'''

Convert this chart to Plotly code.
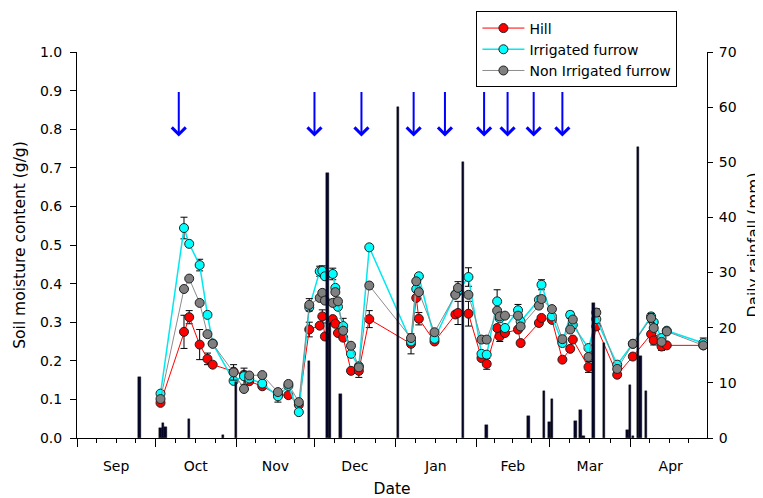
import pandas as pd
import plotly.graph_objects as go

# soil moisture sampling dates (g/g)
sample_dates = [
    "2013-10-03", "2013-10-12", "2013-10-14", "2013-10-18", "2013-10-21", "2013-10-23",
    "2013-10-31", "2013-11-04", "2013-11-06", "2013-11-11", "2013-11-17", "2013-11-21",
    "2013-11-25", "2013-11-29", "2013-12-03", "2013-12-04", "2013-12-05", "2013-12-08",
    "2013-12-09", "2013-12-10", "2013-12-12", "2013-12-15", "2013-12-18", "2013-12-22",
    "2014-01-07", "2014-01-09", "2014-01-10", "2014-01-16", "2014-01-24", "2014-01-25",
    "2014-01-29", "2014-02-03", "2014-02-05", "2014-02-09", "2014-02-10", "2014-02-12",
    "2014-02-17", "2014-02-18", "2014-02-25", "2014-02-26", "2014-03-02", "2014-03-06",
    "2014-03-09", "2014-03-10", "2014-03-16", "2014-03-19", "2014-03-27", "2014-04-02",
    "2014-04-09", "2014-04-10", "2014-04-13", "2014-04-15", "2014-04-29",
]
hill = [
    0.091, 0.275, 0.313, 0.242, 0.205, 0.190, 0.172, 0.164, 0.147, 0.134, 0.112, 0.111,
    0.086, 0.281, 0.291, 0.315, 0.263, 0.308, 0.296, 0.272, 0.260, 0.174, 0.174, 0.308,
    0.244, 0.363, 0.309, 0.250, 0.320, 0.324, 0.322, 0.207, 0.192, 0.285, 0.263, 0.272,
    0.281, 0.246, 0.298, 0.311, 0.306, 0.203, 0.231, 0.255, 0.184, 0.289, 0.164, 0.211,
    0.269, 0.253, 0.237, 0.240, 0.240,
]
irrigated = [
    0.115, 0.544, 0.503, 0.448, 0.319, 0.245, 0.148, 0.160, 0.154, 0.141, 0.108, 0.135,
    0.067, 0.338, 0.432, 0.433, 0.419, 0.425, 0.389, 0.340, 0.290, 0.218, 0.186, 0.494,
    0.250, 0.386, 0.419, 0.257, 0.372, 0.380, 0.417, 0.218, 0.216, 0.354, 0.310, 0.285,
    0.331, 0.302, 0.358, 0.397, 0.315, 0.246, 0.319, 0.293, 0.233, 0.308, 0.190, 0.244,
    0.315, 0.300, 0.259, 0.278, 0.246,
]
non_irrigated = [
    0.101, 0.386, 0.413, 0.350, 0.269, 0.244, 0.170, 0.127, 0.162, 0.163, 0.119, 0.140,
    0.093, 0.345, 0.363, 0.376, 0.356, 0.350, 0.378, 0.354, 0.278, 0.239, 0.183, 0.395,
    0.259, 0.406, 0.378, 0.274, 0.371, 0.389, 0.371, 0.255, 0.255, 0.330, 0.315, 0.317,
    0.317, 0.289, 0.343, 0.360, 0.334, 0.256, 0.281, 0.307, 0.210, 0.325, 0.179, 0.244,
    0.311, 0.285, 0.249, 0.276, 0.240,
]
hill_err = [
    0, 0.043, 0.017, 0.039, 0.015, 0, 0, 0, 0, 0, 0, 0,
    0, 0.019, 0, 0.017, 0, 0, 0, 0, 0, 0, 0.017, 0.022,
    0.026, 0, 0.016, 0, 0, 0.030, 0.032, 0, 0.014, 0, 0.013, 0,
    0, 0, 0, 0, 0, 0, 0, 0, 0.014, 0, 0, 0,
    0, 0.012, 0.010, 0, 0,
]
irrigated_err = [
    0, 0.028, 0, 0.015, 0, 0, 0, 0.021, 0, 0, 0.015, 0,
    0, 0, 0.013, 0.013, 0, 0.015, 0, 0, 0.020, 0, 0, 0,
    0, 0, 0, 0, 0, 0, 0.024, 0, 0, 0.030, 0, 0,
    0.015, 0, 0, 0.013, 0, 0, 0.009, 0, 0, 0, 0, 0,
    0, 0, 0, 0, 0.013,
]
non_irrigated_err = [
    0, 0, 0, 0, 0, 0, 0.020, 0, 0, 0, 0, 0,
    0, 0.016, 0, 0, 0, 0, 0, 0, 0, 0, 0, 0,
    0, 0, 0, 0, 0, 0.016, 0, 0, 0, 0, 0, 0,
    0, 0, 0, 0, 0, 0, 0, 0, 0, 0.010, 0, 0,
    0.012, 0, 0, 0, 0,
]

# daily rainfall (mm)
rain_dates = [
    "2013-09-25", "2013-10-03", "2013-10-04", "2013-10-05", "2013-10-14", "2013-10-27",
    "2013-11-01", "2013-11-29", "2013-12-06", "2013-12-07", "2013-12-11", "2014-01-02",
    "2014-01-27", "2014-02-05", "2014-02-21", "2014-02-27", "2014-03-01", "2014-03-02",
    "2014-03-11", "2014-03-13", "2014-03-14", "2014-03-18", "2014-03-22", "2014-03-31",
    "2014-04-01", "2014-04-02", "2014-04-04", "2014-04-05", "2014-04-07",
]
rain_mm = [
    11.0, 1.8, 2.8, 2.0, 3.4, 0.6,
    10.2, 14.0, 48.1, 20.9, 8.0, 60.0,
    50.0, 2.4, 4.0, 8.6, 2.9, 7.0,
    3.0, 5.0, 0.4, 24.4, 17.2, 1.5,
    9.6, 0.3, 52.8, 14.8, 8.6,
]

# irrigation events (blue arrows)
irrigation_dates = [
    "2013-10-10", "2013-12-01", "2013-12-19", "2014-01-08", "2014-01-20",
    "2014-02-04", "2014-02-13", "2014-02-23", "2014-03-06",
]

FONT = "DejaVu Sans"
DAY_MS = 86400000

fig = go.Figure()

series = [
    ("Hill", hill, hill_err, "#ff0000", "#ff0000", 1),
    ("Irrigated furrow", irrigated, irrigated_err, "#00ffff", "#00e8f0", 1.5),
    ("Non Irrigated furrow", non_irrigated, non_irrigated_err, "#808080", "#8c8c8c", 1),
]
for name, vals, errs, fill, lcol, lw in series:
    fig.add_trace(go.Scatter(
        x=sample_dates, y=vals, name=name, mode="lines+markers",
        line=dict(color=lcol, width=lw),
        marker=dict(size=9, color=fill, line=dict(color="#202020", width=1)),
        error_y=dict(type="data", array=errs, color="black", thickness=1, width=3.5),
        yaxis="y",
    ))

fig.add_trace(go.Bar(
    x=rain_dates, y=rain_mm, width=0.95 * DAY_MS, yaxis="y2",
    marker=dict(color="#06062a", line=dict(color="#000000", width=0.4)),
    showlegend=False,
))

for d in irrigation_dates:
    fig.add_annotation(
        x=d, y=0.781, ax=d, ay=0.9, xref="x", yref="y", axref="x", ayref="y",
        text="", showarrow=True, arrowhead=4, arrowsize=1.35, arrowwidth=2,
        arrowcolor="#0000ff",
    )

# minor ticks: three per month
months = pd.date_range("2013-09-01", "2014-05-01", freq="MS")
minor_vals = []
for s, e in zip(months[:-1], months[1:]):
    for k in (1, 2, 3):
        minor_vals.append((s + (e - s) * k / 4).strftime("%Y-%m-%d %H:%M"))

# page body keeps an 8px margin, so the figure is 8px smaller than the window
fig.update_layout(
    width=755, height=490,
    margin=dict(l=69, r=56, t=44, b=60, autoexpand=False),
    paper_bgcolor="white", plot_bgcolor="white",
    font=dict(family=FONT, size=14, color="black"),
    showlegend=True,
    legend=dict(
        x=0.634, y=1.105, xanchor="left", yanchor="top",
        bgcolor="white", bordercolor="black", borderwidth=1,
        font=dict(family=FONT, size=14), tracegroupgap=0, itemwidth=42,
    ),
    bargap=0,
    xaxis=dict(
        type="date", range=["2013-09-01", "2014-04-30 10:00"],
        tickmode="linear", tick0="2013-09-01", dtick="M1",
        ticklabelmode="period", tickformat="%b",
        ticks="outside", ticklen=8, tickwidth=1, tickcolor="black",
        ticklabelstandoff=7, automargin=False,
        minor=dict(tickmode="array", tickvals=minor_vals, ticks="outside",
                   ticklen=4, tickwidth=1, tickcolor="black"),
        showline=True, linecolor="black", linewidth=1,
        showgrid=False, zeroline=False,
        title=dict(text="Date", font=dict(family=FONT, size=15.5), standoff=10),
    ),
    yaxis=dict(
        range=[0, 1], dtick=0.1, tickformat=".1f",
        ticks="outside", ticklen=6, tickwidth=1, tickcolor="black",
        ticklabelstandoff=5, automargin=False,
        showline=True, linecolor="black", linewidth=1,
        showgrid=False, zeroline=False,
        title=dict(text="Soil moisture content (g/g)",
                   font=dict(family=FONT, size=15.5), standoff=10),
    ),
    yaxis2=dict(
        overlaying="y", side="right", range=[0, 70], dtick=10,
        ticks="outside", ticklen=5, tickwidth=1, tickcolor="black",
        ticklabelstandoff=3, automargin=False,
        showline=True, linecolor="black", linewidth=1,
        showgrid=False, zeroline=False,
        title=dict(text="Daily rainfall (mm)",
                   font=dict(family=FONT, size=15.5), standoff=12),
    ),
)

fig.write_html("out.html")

'''

Task goal: Skip the pictures and restate exactly the lines from the beginning of the listing to the line with "import plotly.graph_objects as go", that line included.

Correct answer:
Convert this chart to Plotly code.
import pandas as pd
import plotly.graph_objects as go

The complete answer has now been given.